Weakest part of CI/CD workflows is when code requires corresponding infrastructu...

throwaway20371 · on Sept 13, 2021

Well that's because it's not a development workflow. That's a live systems change. It's like changing the tire on a moving vehicle.

If you have a very repeatable environment, you can have an entire pipeline that creates new infra from scratch (w/Terraform), build and deploy your new app, test it, and then point traffic at the new infra. It's like blue/green but bigger. You aren't changing the tire, you're moving from one moving vehicle to another one. That works well because there's no chance for unusual problems from trying to figure out how to re-jigger things on the fly.

The former is configuration-management-organized infrastructure, and the latter is immutable infrastructure.

The problem comes in with things like changing an S3 bucket or IAM role. Changing those things is like changing the highway... you can't replace the highway. You have to close down a lane of traffic, put up traffic cones, reduce the speed limit, make your changes carefully. Ideally test on a strip of test highway first.

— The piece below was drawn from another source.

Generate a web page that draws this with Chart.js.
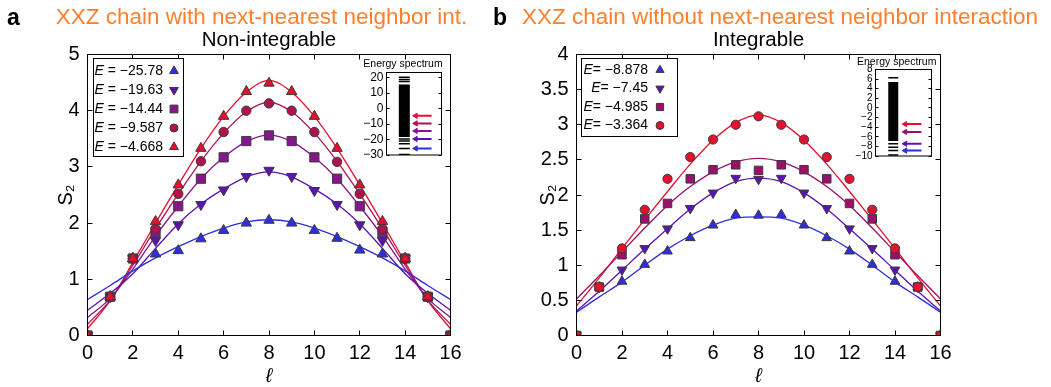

These cloud-managed services cannot be made immutable, so you have to use configuration-management. So you have to have a change management system in place, and tightly manage the dependency between your app and the change.

rajamaka · on Sept 13, 2021

You've never seen a blue/green deployment or a DNS change without downtime?

nopurpose · on Sept 13, 2021

I've never seen _workflow_, were developer single handedly can create a well tested PR performing all necessary release steps upon merge.

rajamaka · on Sept 13, 2021

At least for cloud environments, I haven't seen a company that doesn't have such a workflow in place for a long time.

nopurpose · on Sept 14, 2021

What exactly goes into PRs you've seen? How do they codify these steps, such that:

- Release steps can be tested while PR is being developed. That is executed somewhere, which doesn't interfere with production or ideally other developers ongoing PR should it go bad

- Upon merge production system safely transitioned from one state to another without human intervention.

Steps, for simplicity are:

- Deploy new version of the code behind new load balancer

- Make some requests through it to verify its workig

- Switch DNS to the new load balancer IP

- Wait for old load balancer new connections to die down and remove both LB and old version of the code behind it.

gonzo41 · on Sept 13, 2021

I agree, I've started to demerge those sorts of changes. Infra code moves slower (over the long term) than app code. So having seperate pipelines is IMO better.

Though on your final comment, I'd say doing something like a no down time api migration is actually pretty complicated if you're not doing it a lot.